Loan interest may be tax-deductible depending on the loan type and your financial situation. Here’s a breakdown:
Potentially Deductible Interest
| Loan Type | Deductible? | Limitations | Form |
|---|---|---|---|
| Mortgage (Primary Residence) | Yes | Up to $750,000 loan balance (or $1M if purchased before 12/15/17) | Schedule A |
| Home Equity Loan/HELOC | Sometimes | Only if used for home improvements | Schedule A |
| Student Loans | Yes | Up to $2,500/year, income limits apply | Form 1040 |
| Business Loans | Yes | Must be for business expenses | Schedule C |
| Auto Loans | No | N/A | N/A |
| Personal Loans | No | N/A | N/A |
Key Considerations
- Standard Deduction: Since 2018, the standard deduction ($13,850 single/$27,700 married in 2023) means many taxpayers don’t itemize, making mortgage interest deductions less valuable.

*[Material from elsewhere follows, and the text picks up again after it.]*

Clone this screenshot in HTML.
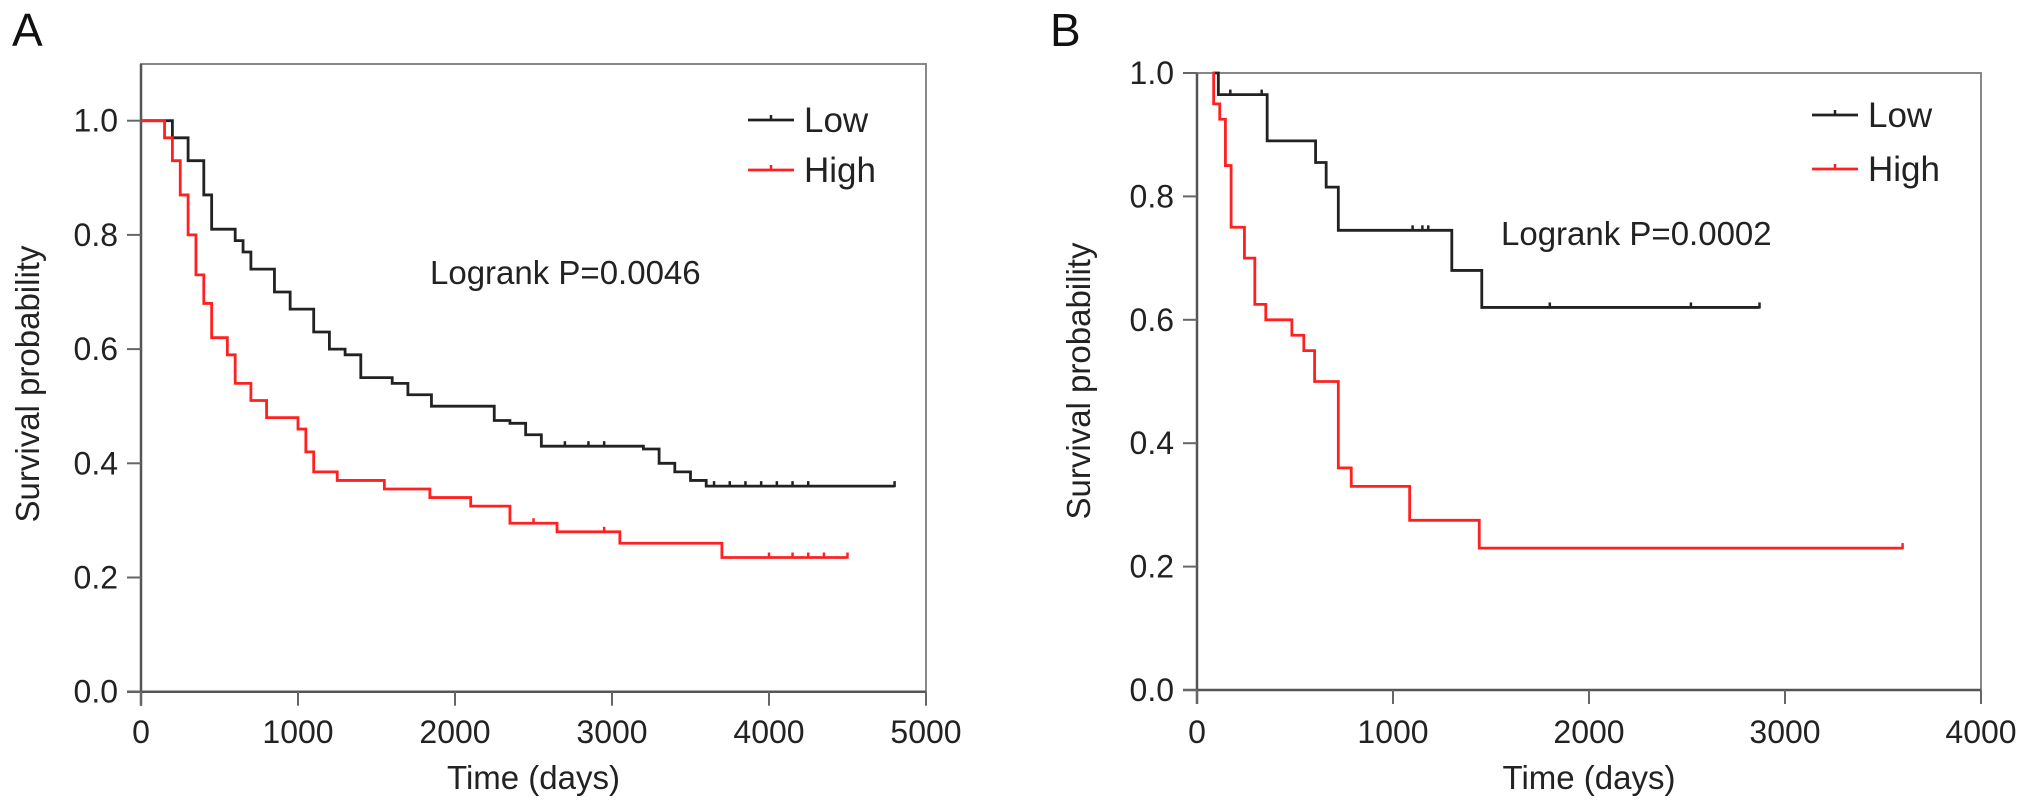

- Points: Loan discount points are deductible in the year paid (for purchases) or amortized over the loan term (for refinances).
- Investment Property: Interest is deductible as a rental expense (no $750k limit).
- State Taxes: Some states offer additional deductions or credits for certain loan interest.
Example: For a $300,000 mortgage at 4.5%:
- Year 1 interest: $13,452
- If in 24% tax bracket: $3,228 tax savings
- Effective after-tax rate: ~3.43%
Always consult a tax professional as rules change frequently. The IRS provides current guidance in Publication 936 for home mortgage interest deductions.